Anticipating a workforce shortage, we founded a digital collaborative, Innovation Health Service to train and connect cardiac CT imagers with emergency departments. We knew business model innovation has to parallel technology. In large health systems, there’s no good forum where stakeholders brainstorm the thousand small innovations that lead to digital transformation. So, we founded for life-threatening care with a written charter we all signed, as doctors and systems engineers, to push diagnostics forward in North America long-term, with codified norms, including a culture of service, care for the vulnerable, and co-ownership​ by all involved, to build a digital institution and make long-term bets. We brainstormed with design principles of empathy:  for the patient who wants a diagnosis fast with 99% accuracy; for the ED doctor, with hallways of patients that must be triaged to home or admitted to cardiac floors;  for the doctors who, once alerted by smartphone, needs to review scans from standard browsers, increasing efficiencies 5X and allowing patients to tap into the largest possible pool of expertise.​ We tested latency from airport Wi-Fi between Miami and San Francisco and Hawaii, imagining doctors wasting their expertise at gates. We recruited doctors from both coasts, for time-zone-based balancing of workloads. We realized cloud GPUs would be required, but in 2014 GPUs were not enabled in virtual machines capable of running our 3D software, but we forecast this would come with gaming shifting to the cloud. We designed a database that instantly connects patients with specialized experts, like aortic or congenital doctors, overdispersed time zones. We wrote our own code to iterate fast, testing emergency alerts to automate algorithmically. We combed through textbooks on Joint Cognitive Systems engineering and studied safety checklists used in aviation to consider scenarios we hadn’t thought of. We launched a weekly videoconference to review challenging cardiac diagnoses, to reduce human errors of perception and cognition, and raise imagers to mastery. We navigated regulatory hurdles holding back creative disruption, heartened by the market failure agape in front of us and the possibility of improved patient care. Put good people in a mission-oriented culture and great things happen.        

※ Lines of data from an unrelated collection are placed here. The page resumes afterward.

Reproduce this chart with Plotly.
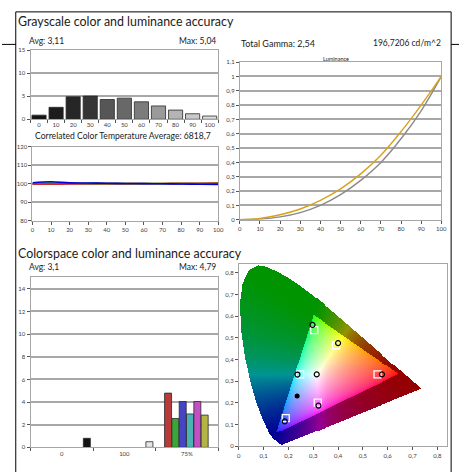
import numpy as np
import plotly.graph_objects as go

# ---------------- data ----------------
gray_levels = ["0", "10", "20", "30", "40", "50", "60", "70", "80", "90", "100"]
gray_de = [0.9, 2.6, 4.9, 5.04, 4.3, 4.6, 3.8, 2.9, 2.0, 1.2, 0.7]
gray_colors = ["#141414", "#1c1c1c", "#262626", "#353535", "#565656", "#686868",
               "#7c7c7c", "#9a9a9a", "#b4b4b4", "#cacaca", "#e0e0e0"]

cct_x = [0, 10, 20, 30, 40, 50, 60, 70, 80, 90, 100]
cct_red = [99.9, 99.95, 100.0, 100.05, 100.1, 100.1, 100.15, 100.2, 100.25, 100.3, 100.35]
cct_green = [100.3, 100.35, 100.3, 100.25, 100.2, 100.2, 100.2, 100.15, 100.15, 100.1, 100.1]
cct_blue = [100.6, 101.1, 100.5, 100.4, 100.3, 100.2, 100.1, 100.0, 99.9, 99.8, 99.7]

lum_x = [0, 10, 20, 30, 40, 50, 60, 70, 80, 90, 100]
lum_target = [0, 0.01, 0.035, 0.075, 0.135, 0.215, 0.32, 0.45, 0.615, 0.80, 1.0]
lum_measured = [0, 0.005, 0.02, 0.05, 0.10, 0.175, 0.275, 0.40, 0.565, 0.76, 1.0]

cs_groups = ["0", "100", "75%"]
cs_patches = ["Black", "White", "Red", "Green", "Blue", "Cyan", "Magenta", "Yellow"]
cs_patch_group = [0, 1, 2, 2, 2, 2, 2, 2]
cs_patch_slot = [6, 6, 0, 1, 2, 3, 4, 5]
cs_de = [0.8, 0.5, 4.79, 2.55, 4.05, 2.95, 4.05, 2.85]
cs_colors = ["#141414", "#e6e6e6", "#b83a3a", "#3aa63a", "#4444c4", "#4ab4b4", "#c44ec4", "#b4b444"]

target_x = [0.304, 0.392, 0.247, 0.559, 0.318, 0.189]
target_y = [0.536, 0.466, 0.332, 0.332, 0.202, 0.130]
meas_x = [0.297, 0.400, 0.236, 0.314, 0.577, 0.321, 0.185]
meas_y = [0.560, 0.476, 0.331, 0.332, 0.332, 0.188, 0.115]
black_x = [0.235]
black_y = [0.232]

gamut_x = [0.645, 0.300, 0.150]
gamut_y = [0.332, 0.605, 0.060]

locus_x = [0.1741, 0.1740, 0.1738, 0.1736, 0.1733, 0.1730, 0.1726, 0.1721, 0.1714, 0.1703,
           0.1689, 0.1669, 0.1644, 0.1611, 0.1566, 0.1510, 0.1440, 0.1355, 0.1241, 0.1096,
           0.0913, 0.0687, 0.0454, 0.0235, 0.0082, 0.0039, 0.0139, 0.0389, 0.0743, 0.1142,
           0.1547, 0.1929, 0.2296, 0.2658, 0.3016, 0.3373, 0.3731, 0.4087, 0.4441, 0.4788,
           0.5125, 0.5448, 0.5752, 0.6029, 0.6270, 0.6482, 0.6658, 0.6801, 0.6915, 0.7006,
           0.7079, 0.7140, 0.7190, 0.7230, 0.7260, 0.7283, 0.7300, 0.7311, 0.7320, 0.7334,
           0.7344, 0.7347]
locus_y = [0.0050, 0.0050, 0.0049, 0.0049, 0.0048, 0.0048, 0.0048, 0.0048, 0.0051, 0.0058,
           0.0069, 0.0086, 0.0109, 0.0138, 0.0177, 0.0227, 0.0297, 0.0399, 0.0578, 0.0868,
           0.1327, 0.2007, 0.2950, 0.4127, 0.5384, 0.6548, 0.7502, 0.8120, 0.8338, 0.8262,
           0.8059, 0.7816, 0.7543, 0.7243, 0.6923, 0.6589, 0.6245, 0.5896, 0.5547, 0.5202,
           0.4866, 0.4544, 0.4242, 0.3965, 0.3725, 0.3514, 0.3340, 0.3197, 0.3083, 0.2993,
           0.2920, 0.2859, 0.2809, 0.2770, 0.2740, 0.2717, 0.2700, 0.2689, 0.2680, 0.2666,
           0.2656, 0.2653]

# ---------------- layout helpers ----------------
W, H = 465, 475
FONT = "Lato"


def xd(a, b):
    return [a / W, b / W]


def yd(top, bottom):
    return [1 - bottom / H, 1 - top / H]


def px(x):
    return x / W


def py(y):
    return 1 - y / H


# ---------------- chromaticity background ----------------
CIE_MAX = 0.84
nx, ny = 212, 185
dx = CIE_MAX / nx
dy = CIE_MAX / ny
gx = (np.arange(nx) + 0.5) * dx
gy = (np.arange(ny) + 0.5) * dy
XX, YY = np.meshgrid(gx, gy)


def in_poly(qx, qy, vx, vy):
    res = np.zeros(qx.shape, dtype=bool)
    n = len(vx)
    j = n - 1
    for i in range(n):
        xi, yi, xj, yj = vx[i], vy[i], vx[j], vy[j]
        if yi != yj:
            cond = ((yi > qy) != (yj > qy)) & (qx < (xj - xi) * (qy - yi) / (yj - yi) + xi)
            res ^= cond
        j = i
    return res


in_locus = in_poly(XX, YY, locus_x, locus_y)
in_gamut = in_poly(XX, YY, gamut_x, gamut_y)
Yc = np.maximum(YY, 1e-6)
Xv = XX / Yc
Zv = (1 - XX - YY) / Yc
r = 3.2406 * Xv - 1.5372 - 0.4986 * Zv
g = -0.9689 * Xv + 1.8758 + 0.0415 * Zv
b = 0.0557 * Xv - 0.2040 + 1.0570 * Zv
rgb = np.clip(np.stack([r, g, b], axis=-1), 0, None)
rgb = rgb / np.maximum(rgb.max(axis=-1, keepdims=True), 1e-9)
col_in = rgb ** (1 / 2.2)
col_out = rgb * 0.58
img = np.where(in_gamut[..., None], col_in, col_out)
img = np.where(in_locus[..., None], img, 1.0)
img = (img * 255).round().astype(np.uint8)

# ---------------- figure ----------------
fig = go.Figure()

# Grayscale dE bars
fig.add_trace(go.Bar(x=gray_levels, y=gray_de, width=0.83,
                     marker=dict(color=gray_colors, line=dict(color="#2a2a2a", width=0.8)),
                     xaxis="x", yaxis="y", showlegend=False))

# CCT lines
for vals, c in [(cct_red, "#e00000"), (cct_green, "#00a000"), (cct_blue, "#0000e0")]:
    fig.add_trace(go.Scatter(x=cct_x, y=vals, mode="lines", line=dict(color=c, width=1.6, shape="spline"),
                             xaxis="x2", yaxis="y2", showlegend=False))

# Luminance lines
fig.add_trace(go.Scatter(x=lum_x, y=lum_measured, mode="lines",
                         line=dict(color="#8a8a8a", width=1.4, shape="spline"),
                         xaxis="x3", yaxis="y3", showlegend=False))
fig.add_trace(go.Scatter(x=lum_x, y=lum_target, mode="lines",
                         line=dict(color="#d9a11a", width=1.4, shape="spline"),
                         xaxis="x3", yaxis="y3", showlegend=False))

# Colorspace dE bars
CS_OFF, CS_STEP, CS_W = 0.14, 0.117, 0.112
cs_pos = [grp + CS_OFF + CS_STEP * (s + 0.5) for grp, s in zip(cs_patch_group, cs_patch_slot)]
fig.add_trace(go.Bar(x=cs_pos, y=cs_de, width=CS_W, text=cs_patches, hoverinfo="text+y",
                     textposition="none",
                     marker=dict(color=cs_colors, line=dict(color="#2a2a2a", width=0.8)),
                     xaxis="x4", yaxis="y4", showlegend=False))

# CIE diagram
fig.add_trace(go.Image(z=img.tolist(), x0=dx / 2, dx=dx, y0=dy / 2, dy=dy, colormodel="rgb",
                       xaxis="x5", yaxis="y5", hoverinfo="skip"))
fig.add_trace(go.Scatter(x=target_x, y=target_y, mode="markers",
                         marker=dict(symbol="square-open", size=7, color="white", line=dict(width=1.3)),
                         xaxis="x5", yaxis="y5", showlegend=False))
fig.add_trace(go.Scatter(x=meas_x, y=meas_y, mode="markers",
                         marker=dict(symbol="circle-open", size=5, color="black", line=dict(width=1.2)),
                         xaxis="x5", yaxis="y5", showlegend=False))
fig.add_trace(go.Scatter(x=black_x, y=black_y, mode="markers",
                         marker=dict(symbol="circle", size=5, color="black"),
                         xaxis="x5", yaxis="y5", showlegend=False))

tickfont = dict(size=6, color="#404040", family=FONT)
base = dict(showline=True, linecolor="#a6a6a6", linewidth=1, mirror=True, ticks="outside",
            ticklen=3, tickcolor="#555555", tickwidth=1, tickfont=tickfont,
            zeroline=False, showgrid=False, fixedrange=True)
grid = dict(showgrid=True, gridcolor="#a8a8a8", gridwidth=1.5)

fig.update_layout(
    width=W, height=H, margin=dict(l=0, r=0, t=0, b=0),
    paper_bgcolor="white", plot_bgcolor="white", separators=", ",
    font=dict(family=FONT, color="#222222"),
    showlegend=False,
    xaxis=dict(base, domain=xd(29, 220), type="category", tickson="boundaries", tickangle=0,
               anchor="y"),
    yaxis=dict(base, **grid, domain=yd(47, 117), range=[0, 15], dtick=5, anchor="x"),
    xaxis2=dict(base, domain=xd(31, 220), range=[0, 100], dtick=10, tickangle=0, anchor="y2"),
    yaxis2=dict(base, **grid, domain=yd(145, 220), range=[80, 120], dtick=10, anchor="x2"),
    xaxis3=dict(base, domain=xd(242, 447), range=[0, 100], dtick=10, tickangle=0, anchor="y3"),
    yaxis3=dict(base, **grid, domain=yd(59, 219), range=[0, 1.1], dtick=0.1, anchor="x3"),
    xaxis4=dict(base, domain=xd(29, 220), range=[0, 3], tickmode="array",
                tickvals=[0.5, 1.5, 2.5], ticktext=cs_groups, ticks="", tickangle=0,
                minor=dict(tickmode="array", tickvals=[0, 1, 2, 3], ticks="outside",
                           ticklen=3, tickcolor="#555555", showgrid=False),
                anchor="y4"),
    yaxis4=dict(base, **grid, domain=yd(277, 450), range=[0, 15.05], dtick=2, anchor="x4"),
    xaxis5=dict(base, domain=xd(241, 453), range=[0, CIE_MAX], autorange=False, dtick=0.1,
                tickangle=0, anchor="y5", scaleanchor=False),
    yaxis5=dict(base, domain=yd(264, 449), range=[0, CIE_MAX], autorange=False, dtick=0.1,
                anchor="x5", scaleanchor=False),
)

ann = []


def text(s, x, y, size, anchor="left"):
    ann.append(dict(text=s, x=px(x), y=py(y), xref="paper", yref="paper", showarrow=False,
                    xanchor=anchor, yanchor="middle", font=dict(size=size, family=FONT, color="#1a1a1a")))


text("Grayscale color and luminance accuracy", 14, 18, 12.4)
text("Avg: 3,11", 25, 38, 8.5)
text("Max: 5,04", 220, 38, 8.5, "right")
text("Correlated Color Temperature Average: 6818,7", 123, 134, 8.6, "center")
text("Total Gamma: 2,54", 241, 40, 9)
text("196,7206 cd/m^2", 449, 40, 8.5, "right")
text("Luminance", 340, 56, 5.5, "center")
text("Colorspace color and luminance accuracy", 14, 253, 12.4)
text("Avg: 3,1", 25, 267, 8.5)
text("Max: 4,79", 220, 267, 8.5, "right")
fig.update_layout(annotations=ann)

frame = [(0, 41, 14, 41), (14, 8, 14, 475), (14, 8, 457, 8), (457, 8, 457, 475), (457, 41, 465, 41)]
fig.update_layout(shapes=[dict(type="line", xref="paper", yref="paper", x0=px(a), y0=py(b_), x1=px(c), y1=py(d),
                               line=dict(color="black", width=1)) for a, b_, c, d in frame])

fig.write_html("out.html", config={"displayModeBar": False},
               post_script="document.body.style.margin='0';document.body.style.overflow='hidden';")
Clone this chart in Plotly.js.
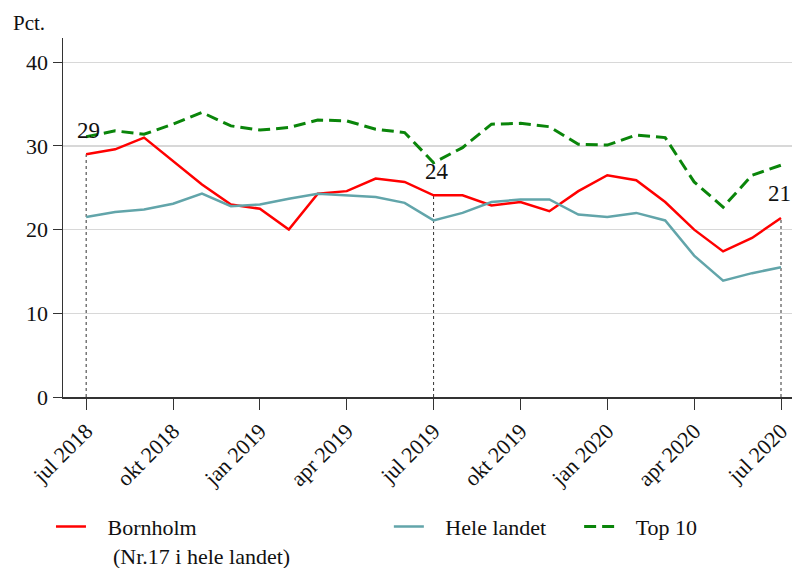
<!DOCTYPE html>
<html>
<head>
<meta charset="utf-8">
<script src="https://cdn.plot.ly/plotly-3.0.1.min.js"></script>
<style>html,body{margin:0;padding:0;background:#fff;}#chart{width:792px;height:568px;}</style>
</head>
<body>
<div id="chart"></div>
<script>
const months = ["jul 2018","aug 2018","sep 2018","okt 2018","nov 2018","dec 2018","jan 2019","feb 2019","mar 2019","apr 2019","maj 2019","jun 2019","jul 2019","aug 2019","sep 2019","okt 2019","nov 2019","dec 2019","jan 2020","feb 2020","mar 2020","apr 2020","maj 2020","jun 2020","jul 2020"];
const tickMonths = ["jul 2018","okt 2018","jan 2019","apr 2019","jul 2019","okt 2019","jan 2020","apr 2020","jul 2020"];
const bornholm = [29.0,29.6,31.0,28.2,25.4,23.0,22.5,20.0,24.3,24.6,26.1,25.7,24.1,24.1,22.9,23.3,22.2,24.6,26.5,25.9,23.3,20.0,17.4,19.0,21.4];
const heleLandet = [21.5,22.1,22.4,23.1,24.3,22.8,23.0,23.7,24.3,24.1,23.9,23.2,21.1,22.0,23.3,23.6,23.6,21.8,21.5,22.0,21.1,16.9,13.9,14.8,15.5];
const top10 = [31.1,31.8,31.4,32.6,34.0,32.4,31.9,32.2,33.1,33.0,32.0,31.6,28.0,29.8,32.6,32.7,32.3,30.2,30.1,31.3,31.0,25.7,22.7,26.5,27.7];
const markedIdx = [0,12,24];
const yTicks = [0,10,20,30,40];

const serif = "Liberation Serif, Times New Roman, serif";
const pad = "&nbsp;&nbsp;&nbsp;";

const traces = [
  {x: months, y: bornholm, type: "scatter", mode: "lines", name: pad + "Bornholm<br>" + pad + " (Nr.17 i hele landet)",
   line: {color: "#ff0000", width: 2.5}, legend: "legend"},
  {x: months, y: heleLandet, type: "scatter", mode: "lines", name: pad + "Hele landet",
   line: {color: "#62a5aa", width: 2.5}, legend: "legend2"},
  {x: months, y: top10, type: "scatter", mode: "lines", name: pad + "Top 10",
   line: {color: "#0a850a", width: 3, dash: "12px,6px"}, legend: "legend3"}
];

const shapes = markedIdx.map(i => ({
  type: "line", xref: "x", yref: "y", x0: months[i], x1: months[i], y0: 0, y1: bornholm[i],
  line: {color: "#333", width: 1, dash: "dot"}, layer: "below"
}));

const annotations = markedIdx.map(i => ({
  x: months[i], y: bornholm[i], xref: "x", yref: "y", text: String(Math.round(bornholm[i])),
  showarrow: false, yshift: 24, xshift: i === 0 ? 2 : (i === 24 ? -2 : 3),
  font: {family: serif, size: 23, color: "#111"}
}));
annotations.push({
  text: "Pct.", xref: "paper", yref: "paper", x: -0.072, y: 1.042, xanchor: "left", yanchor: "middle",
  showarrow: false, font: {family: serif, size: 21, color: "#111"}
});

const legendBase = {orientation: "h", yref: "paper", y: -0.303, yanchor: "top", xanchor: "left",
  font: {family: serif, size: 22, color: "#111"}, bgcolor: "rgba(0,0,0,0)", valign: "top"};

const layout = {
  width: 792, height: 568,
  margin: {l: 63, r: 0, t: 38, b: 171, autoexpand: false},
  paper_bgcolor: "#fff", plot_bgcolor: "#fff",
  font: {family: serif, color: "#111"},
  showlegend: true,
  xaxis: {
    type: "category", range: [-0.8, 24.38], tickmode: "array", tickvals: tickMonths, ticktext: tickMonths,
    tickangle: -45, ticks: "outside", ticklen: 11, tickcolor: "#333", showgrid: false, automargin: false,
    showline: true, linecolor: "#333", linewidth: 1.5, zeroline: false,
    tickfont: {family: serif, size: 22, color: "#111"}
  },
  yaxis: {
    range: [0, 42.9], tickmode: "array", tickvals: yTicks, ticks: "outside", ticklen: 9, tickcolor: "#333",
    showgrid: true, gridcolor: "#d8d8d8", gridwidth: 1.5, showline: true, linecolor: "#333", linewidth: 1.5,
    zeroline: false, automargin: false, tickfont: {family: serif, size: 22, color: "#111"}
  },
  legend: Object.assign({}, legendBase, {x: -0.0165}),
  legend2: Object.assign({}, legendBase, {x: 0.447}),
  legend3: Object.assign({}, legendBase, {x: 0.708}),
  shapes: shapes,
  annotations: annotations
};

Plotly.newPlot("chart", traces, layout, {displayModeBar: false, staticPlot: true});
</script>
</body>
</html>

Upon full launch in 2019, rapid adoption occurred in hospitals with the growth of 95% over the first year, then accelerated in the pandemic, getting patients out of the ED and decompressing telemetry beds without boarding patients for stress tests, requiring less nurses. In addition, we achieved a median turnaround time of 38 minutes for a patient to get a report, versus the regional standard of 24-48 hours. In February 2022, we presented our results at the ACC Cardiovascular Summit February to acclaim. Given that a standard coronary CT provides a warranty period of 3-5 years after a routine test, the implications are staggering for what could be achieved ahead.

Climbing the learning curve to prove that a networked team of imagers and engineers can scale a digital practice to deliver emergency diagnostics 24/7 has been thrilling. Now that ACC Guidelines have caught up to the evidence, the clinical implication is that diagnostics, including the reduction in myocardial infarction from cardiac CT, can be scaled through the night by instantaneously matching idle physician expertise with patients in need.​

We’re just getting started. We’re looking at the benefits of 5G and computer vision AI as a safe second reader for preliminary reporting, facilitated by transformers. Healthcare is a simulacrum of a system, over-regulated in many areas and unregulated in other important ways:  there is no regulation that requires treatments with proven survival benefits approved by insurance companies (like coronary ct overstress testing ) or during a pandemic, they suspend their abhorrent practices of pre-authorization barriers to patient care; or even that in emergencies a doctor should get rights to any information that might save a human life. Ironically, I have a license to deliver 200 Joules of electricity to the failing heart but not to get a DNR status from another hospital’s EMR. Culture in healthcare is important, and values, and technology must serve the needs of patients first. In complex environments, this can be lost. But there’s hope for innovation and ultimately for our patients.